§ The problem:
Select the lines that contain "this" and copy each of them.

§ The data:
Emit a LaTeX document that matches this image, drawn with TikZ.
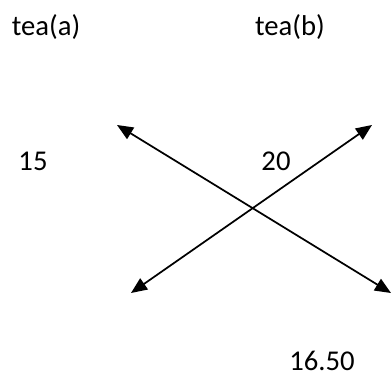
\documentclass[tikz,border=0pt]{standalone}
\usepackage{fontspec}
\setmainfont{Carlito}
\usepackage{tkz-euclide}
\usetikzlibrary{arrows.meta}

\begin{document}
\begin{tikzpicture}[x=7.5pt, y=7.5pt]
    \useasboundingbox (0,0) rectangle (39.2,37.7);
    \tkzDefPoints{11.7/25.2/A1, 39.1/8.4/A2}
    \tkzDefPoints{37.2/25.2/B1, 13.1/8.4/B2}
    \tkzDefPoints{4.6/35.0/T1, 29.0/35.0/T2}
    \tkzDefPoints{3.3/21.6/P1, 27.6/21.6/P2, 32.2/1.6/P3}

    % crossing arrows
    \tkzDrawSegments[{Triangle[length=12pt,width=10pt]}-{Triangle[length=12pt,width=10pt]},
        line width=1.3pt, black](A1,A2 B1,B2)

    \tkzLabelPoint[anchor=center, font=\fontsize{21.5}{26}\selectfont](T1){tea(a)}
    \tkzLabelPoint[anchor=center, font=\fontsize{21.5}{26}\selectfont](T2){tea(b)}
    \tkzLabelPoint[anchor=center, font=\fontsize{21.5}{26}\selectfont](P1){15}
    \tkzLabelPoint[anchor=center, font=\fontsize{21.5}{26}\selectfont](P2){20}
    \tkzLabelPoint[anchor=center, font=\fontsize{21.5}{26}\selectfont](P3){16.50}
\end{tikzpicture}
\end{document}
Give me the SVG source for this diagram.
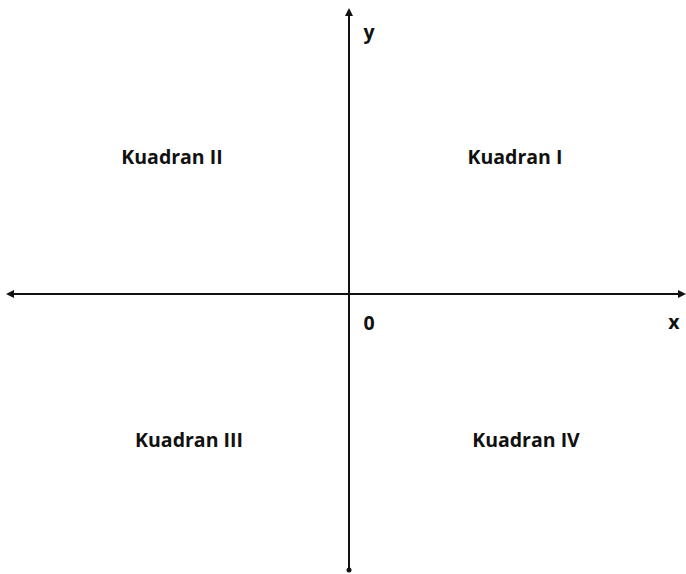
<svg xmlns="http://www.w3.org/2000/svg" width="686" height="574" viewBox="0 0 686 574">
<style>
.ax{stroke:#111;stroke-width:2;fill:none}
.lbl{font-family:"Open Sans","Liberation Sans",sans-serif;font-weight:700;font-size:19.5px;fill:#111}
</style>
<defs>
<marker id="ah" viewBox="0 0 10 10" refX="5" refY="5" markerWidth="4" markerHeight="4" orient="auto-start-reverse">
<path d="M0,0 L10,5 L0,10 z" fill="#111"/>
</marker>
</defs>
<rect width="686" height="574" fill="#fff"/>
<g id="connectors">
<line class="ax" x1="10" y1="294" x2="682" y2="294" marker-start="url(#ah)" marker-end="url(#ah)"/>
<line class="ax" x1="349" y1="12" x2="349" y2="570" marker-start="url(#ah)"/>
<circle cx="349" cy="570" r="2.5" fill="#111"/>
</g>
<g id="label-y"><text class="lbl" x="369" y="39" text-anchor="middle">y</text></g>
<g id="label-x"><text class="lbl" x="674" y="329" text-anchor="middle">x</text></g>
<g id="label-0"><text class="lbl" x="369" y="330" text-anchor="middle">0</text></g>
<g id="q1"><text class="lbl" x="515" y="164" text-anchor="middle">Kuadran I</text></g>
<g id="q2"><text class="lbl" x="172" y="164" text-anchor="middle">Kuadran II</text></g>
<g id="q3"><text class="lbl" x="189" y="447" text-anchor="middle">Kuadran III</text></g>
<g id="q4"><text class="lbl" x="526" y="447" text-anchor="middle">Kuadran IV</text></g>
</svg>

§ Final answer:
Emit a LaTeX document that matches this image, drawn with TikZ.
Give me the SVG source for this diagram.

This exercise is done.